**Task statement**
Provide only the number of lines where "that" occurs.

**Given records**
───

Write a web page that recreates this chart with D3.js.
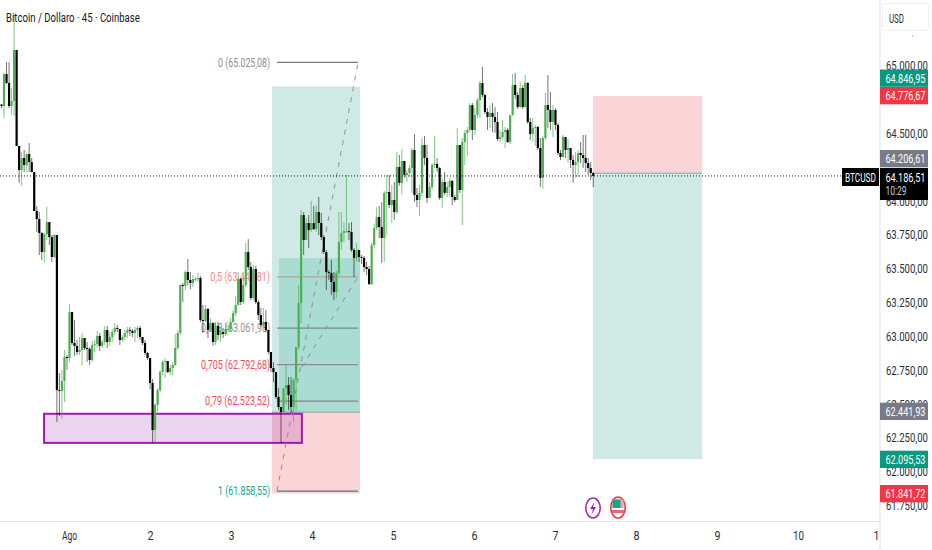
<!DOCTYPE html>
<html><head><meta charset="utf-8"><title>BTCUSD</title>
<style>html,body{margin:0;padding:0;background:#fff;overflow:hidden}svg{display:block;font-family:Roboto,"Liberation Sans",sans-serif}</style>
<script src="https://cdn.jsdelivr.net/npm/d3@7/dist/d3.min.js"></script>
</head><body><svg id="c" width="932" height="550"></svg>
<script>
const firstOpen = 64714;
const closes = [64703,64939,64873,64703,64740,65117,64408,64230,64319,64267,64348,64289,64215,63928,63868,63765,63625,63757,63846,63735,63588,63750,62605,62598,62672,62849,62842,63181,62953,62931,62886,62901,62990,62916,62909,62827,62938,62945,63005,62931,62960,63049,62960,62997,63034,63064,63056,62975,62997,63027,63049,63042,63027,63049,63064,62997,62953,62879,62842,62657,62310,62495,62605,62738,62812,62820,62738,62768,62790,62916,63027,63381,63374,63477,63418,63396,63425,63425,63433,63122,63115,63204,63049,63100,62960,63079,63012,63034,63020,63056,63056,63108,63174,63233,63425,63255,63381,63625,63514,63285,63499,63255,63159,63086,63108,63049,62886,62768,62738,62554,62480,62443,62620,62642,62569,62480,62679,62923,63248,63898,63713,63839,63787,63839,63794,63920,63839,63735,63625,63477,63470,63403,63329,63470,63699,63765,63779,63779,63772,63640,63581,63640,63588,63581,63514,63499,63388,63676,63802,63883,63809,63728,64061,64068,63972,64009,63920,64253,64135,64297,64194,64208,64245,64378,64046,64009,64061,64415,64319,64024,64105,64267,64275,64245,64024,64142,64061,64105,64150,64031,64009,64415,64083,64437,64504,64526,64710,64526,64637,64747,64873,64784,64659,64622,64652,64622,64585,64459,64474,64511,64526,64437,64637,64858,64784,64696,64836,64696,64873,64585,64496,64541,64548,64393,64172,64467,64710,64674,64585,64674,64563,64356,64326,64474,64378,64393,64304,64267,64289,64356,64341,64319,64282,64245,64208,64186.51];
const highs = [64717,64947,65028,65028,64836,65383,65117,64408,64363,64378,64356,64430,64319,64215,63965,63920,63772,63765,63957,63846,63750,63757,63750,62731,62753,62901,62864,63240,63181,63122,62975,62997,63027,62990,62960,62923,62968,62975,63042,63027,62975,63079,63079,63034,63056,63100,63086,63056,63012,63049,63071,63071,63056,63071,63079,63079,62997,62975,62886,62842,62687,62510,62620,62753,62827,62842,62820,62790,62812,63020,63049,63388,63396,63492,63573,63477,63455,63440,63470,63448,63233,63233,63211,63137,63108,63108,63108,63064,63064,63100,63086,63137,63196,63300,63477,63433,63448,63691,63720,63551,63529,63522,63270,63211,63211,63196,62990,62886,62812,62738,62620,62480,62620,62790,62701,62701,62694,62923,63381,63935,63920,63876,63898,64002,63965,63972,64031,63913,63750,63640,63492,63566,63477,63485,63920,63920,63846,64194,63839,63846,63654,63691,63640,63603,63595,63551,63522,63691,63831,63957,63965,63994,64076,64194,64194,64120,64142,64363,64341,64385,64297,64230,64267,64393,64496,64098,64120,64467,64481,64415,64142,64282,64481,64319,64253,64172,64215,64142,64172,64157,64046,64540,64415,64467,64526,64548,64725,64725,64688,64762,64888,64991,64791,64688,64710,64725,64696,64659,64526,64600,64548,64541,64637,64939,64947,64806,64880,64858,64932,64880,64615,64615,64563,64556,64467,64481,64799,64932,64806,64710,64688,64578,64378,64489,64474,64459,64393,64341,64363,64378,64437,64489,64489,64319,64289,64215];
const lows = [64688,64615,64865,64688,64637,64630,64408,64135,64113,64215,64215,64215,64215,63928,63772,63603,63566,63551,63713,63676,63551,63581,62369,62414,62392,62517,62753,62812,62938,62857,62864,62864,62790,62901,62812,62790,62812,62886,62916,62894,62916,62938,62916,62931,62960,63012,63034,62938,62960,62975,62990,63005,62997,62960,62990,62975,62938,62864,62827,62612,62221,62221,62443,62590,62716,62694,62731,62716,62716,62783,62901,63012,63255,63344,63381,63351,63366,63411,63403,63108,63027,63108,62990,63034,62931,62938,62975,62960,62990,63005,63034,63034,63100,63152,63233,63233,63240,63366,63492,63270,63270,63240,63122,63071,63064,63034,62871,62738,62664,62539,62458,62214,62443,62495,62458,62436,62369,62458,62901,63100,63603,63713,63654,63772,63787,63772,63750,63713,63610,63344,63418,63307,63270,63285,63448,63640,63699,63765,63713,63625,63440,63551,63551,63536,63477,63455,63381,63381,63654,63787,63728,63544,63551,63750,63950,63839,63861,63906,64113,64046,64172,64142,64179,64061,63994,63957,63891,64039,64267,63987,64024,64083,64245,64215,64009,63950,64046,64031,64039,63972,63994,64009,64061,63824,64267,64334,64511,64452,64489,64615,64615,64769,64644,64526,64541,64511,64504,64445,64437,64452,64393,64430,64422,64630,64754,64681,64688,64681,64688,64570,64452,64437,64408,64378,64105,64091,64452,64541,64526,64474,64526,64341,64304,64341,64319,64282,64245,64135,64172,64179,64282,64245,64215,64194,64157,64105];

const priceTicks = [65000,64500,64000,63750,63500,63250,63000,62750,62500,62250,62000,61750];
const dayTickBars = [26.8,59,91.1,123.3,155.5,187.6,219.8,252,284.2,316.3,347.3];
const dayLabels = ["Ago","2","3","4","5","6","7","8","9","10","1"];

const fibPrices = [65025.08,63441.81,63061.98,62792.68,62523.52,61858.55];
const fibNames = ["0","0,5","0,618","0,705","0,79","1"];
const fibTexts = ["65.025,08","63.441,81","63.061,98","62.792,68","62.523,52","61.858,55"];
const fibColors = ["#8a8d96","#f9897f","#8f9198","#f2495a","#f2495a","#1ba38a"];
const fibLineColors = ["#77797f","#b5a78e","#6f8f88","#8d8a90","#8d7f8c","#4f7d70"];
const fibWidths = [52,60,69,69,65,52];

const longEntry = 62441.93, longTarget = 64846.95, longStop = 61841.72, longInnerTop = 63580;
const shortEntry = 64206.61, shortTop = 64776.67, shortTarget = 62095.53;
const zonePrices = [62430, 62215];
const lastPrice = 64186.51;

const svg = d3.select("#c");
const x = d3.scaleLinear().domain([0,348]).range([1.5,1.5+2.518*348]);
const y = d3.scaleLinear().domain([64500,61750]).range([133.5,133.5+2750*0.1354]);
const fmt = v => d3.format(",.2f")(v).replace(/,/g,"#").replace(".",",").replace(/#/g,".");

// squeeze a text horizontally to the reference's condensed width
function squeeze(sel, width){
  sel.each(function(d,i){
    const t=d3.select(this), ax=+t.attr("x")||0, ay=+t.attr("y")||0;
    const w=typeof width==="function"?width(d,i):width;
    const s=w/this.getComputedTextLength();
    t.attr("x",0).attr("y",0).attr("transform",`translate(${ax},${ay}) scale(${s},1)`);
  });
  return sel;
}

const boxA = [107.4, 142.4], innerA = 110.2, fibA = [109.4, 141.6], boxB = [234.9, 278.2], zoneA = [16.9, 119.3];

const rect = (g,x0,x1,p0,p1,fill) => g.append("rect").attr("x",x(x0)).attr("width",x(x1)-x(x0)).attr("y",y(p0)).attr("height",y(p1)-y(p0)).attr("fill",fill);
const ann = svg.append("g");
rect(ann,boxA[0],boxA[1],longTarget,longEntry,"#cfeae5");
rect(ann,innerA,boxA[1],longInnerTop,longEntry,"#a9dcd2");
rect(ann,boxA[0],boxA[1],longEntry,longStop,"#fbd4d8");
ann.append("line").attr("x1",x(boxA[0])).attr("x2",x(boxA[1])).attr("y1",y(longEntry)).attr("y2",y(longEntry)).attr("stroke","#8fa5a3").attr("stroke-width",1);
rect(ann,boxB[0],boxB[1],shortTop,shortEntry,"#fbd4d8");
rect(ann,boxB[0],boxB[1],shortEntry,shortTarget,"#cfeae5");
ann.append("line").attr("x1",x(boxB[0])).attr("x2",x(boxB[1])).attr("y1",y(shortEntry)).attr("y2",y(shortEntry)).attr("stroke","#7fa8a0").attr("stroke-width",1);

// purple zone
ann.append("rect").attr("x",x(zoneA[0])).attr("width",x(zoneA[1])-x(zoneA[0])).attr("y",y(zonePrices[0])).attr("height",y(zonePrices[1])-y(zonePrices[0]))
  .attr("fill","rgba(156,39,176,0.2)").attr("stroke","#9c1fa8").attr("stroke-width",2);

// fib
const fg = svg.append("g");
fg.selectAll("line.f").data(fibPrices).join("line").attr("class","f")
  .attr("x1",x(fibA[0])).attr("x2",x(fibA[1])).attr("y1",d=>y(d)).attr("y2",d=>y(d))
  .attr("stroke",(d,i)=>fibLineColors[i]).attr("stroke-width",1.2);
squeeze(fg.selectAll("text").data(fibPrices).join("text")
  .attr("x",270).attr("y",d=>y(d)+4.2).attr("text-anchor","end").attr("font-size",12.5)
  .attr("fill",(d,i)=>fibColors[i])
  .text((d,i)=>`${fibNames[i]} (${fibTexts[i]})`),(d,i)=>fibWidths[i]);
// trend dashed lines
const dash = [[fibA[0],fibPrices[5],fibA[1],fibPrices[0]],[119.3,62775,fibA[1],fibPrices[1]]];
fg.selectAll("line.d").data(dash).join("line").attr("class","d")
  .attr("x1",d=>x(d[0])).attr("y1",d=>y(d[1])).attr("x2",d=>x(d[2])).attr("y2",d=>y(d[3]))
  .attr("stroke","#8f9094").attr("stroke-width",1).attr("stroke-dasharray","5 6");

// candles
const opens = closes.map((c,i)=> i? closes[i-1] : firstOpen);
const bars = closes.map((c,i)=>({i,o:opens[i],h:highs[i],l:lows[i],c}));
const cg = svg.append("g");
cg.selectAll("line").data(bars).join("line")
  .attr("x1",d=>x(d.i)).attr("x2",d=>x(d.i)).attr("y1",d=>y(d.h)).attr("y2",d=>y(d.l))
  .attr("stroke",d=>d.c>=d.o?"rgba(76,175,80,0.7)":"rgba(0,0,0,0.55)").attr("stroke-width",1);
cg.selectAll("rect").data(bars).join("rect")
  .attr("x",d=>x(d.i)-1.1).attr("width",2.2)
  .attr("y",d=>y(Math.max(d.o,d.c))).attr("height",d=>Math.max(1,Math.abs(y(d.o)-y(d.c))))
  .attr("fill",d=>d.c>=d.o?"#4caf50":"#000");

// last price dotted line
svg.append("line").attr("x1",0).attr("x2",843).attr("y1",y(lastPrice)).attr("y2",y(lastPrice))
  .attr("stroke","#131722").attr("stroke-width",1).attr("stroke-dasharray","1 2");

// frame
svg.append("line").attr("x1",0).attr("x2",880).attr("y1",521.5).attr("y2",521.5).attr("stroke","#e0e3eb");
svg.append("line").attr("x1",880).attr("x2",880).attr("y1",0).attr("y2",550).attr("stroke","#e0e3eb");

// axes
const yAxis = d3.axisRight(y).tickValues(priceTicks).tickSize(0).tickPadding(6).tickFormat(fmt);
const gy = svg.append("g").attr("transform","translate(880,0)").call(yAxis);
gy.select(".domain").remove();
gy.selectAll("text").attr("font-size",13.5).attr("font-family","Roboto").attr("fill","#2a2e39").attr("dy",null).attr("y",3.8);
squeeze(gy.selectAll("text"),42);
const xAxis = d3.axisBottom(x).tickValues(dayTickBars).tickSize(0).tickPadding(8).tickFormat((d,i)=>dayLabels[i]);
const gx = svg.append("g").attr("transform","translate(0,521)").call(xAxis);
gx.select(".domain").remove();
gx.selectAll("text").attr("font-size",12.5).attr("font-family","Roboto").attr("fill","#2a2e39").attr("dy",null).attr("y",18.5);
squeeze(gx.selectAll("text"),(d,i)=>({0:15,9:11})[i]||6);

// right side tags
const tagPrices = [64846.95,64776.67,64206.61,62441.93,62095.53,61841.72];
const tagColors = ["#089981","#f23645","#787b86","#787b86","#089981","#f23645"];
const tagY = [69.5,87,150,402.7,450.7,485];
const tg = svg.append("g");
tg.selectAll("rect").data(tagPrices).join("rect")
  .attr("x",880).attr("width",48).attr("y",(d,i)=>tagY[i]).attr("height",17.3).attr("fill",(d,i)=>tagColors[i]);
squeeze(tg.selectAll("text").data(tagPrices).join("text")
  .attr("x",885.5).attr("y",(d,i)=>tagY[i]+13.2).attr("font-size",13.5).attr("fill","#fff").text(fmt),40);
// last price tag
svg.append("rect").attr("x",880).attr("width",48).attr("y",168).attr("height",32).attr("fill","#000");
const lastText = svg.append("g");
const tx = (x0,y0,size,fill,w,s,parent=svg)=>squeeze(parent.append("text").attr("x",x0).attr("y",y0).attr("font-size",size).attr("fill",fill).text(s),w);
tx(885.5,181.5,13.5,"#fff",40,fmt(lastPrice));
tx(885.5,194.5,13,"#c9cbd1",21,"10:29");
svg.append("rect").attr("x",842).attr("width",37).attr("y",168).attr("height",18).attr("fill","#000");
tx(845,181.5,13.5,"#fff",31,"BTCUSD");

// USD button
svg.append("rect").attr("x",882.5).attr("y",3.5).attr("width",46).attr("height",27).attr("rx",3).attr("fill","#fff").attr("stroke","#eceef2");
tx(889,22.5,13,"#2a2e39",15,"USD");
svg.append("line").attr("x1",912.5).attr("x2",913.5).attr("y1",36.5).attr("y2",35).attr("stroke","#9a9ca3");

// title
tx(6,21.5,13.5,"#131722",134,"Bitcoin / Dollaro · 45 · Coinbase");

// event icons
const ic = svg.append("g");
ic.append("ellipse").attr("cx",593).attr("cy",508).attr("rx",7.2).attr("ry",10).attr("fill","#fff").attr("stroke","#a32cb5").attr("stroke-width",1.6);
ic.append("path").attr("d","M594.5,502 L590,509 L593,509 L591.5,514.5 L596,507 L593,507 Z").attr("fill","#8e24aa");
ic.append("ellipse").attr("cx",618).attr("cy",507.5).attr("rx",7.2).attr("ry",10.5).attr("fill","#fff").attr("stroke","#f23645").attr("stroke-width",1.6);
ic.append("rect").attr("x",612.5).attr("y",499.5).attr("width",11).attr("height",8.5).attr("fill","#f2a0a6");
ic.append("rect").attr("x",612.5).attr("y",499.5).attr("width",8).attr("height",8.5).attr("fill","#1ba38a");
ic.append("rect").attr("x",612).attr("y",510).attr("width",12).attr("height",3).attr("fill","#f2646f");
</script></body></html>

───

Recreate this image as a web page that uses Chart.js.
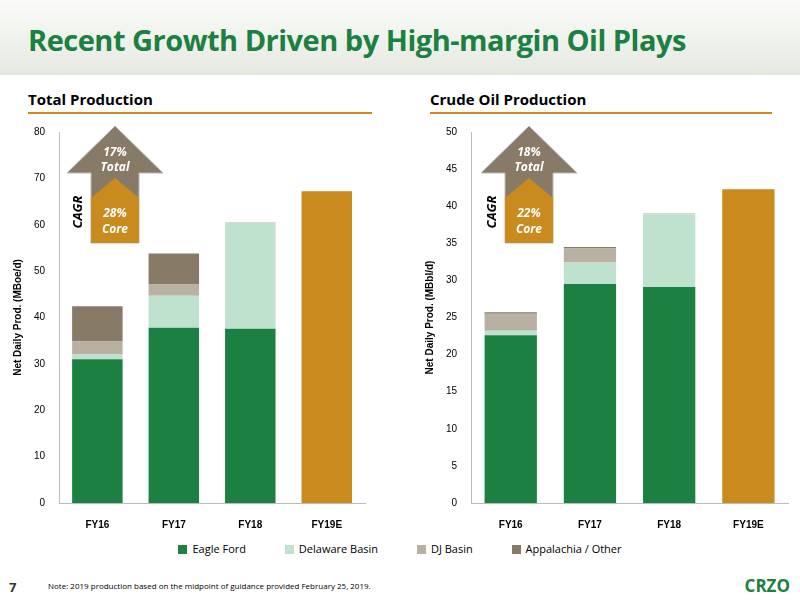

───

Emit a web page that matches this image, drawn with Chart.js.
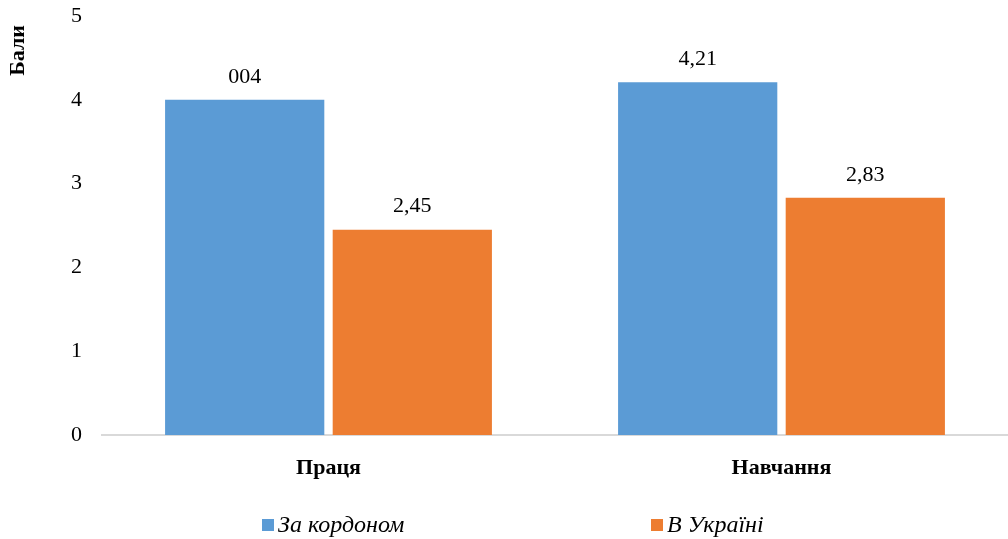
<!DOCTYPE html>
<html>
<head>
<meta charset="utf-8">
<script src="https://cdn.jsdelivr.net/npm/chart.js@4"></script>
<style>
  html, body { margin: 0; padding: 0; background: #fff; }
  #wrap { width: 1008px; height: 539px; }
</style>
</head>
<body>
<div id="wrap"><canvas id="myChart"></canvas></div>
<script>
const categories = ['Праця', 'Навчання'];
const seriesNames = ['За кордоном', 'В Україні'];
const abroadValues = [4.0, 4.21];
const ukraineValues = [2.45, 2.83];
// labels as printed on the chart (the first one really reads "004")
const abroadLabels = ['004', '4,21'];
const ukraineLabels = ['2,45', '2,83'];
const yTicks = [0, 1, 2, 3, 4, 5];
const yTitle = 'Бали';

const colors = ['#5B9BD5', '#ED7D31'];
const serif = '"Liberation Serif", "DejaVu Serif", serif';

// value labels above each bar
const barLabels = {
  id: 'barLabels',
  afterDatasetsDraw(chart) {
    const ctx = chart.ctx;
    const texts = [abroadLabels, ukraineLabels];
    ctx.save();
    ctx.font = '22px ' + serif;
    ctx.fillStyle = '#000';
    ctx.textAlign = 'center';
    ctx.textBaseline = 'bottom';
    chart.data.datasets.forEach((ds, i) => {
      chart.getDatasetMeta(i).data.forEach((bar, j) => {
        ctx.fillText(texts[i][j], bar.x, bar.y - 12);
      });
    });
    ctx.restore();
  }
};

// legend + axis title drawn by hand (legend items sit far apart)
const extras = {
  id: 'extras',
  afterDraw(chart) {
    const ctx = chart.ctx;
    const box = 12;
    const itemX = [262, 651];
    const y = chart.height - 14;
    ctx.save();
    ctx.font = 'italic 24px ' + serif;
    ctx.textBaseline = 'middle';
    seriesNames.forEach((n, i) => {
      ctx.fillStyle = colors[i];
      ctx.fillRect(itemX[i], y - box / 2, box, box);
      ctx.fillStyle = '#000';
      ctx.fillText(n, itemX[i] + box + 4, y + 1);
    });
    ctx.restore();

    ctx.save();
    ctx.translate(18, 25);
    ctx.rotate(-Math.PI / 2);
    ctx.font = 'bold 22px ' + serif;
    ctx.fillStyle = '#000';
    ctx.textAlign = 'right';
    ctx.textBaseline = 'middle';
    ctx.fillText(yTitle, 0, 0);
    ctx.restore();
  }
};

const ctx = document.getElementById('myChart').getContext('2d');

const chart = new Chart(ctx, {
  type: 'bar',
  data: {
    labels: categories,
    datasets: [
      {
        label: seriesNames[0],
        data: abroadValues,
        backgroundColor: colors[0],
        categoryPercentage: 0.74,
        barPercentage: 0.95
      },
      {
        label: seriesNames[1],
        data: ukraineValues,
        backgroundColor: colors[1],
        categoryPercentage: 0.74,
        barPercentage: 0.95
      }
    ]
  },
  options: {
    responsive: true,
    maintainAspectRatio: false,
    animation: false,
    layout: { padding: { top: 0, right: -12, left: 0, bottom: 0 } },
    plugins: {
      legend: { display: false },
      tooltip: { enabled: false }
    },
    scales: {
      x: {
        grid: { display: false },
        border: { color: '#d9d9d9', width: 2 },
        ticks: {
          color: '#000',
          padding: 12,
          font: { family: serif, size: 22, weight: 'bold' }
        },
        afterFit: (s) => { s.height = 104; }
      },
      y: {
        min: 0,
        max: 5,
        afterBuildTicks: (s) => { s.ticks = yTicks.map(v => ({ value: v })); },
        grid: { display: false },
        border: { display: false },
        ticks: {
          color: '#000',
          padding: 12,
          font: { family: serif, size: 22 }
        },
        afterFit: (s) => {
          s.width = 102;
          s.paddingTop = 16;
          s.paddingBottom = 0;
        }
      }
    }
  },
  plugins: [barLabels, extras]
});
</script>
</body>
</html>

───

**Task result**
3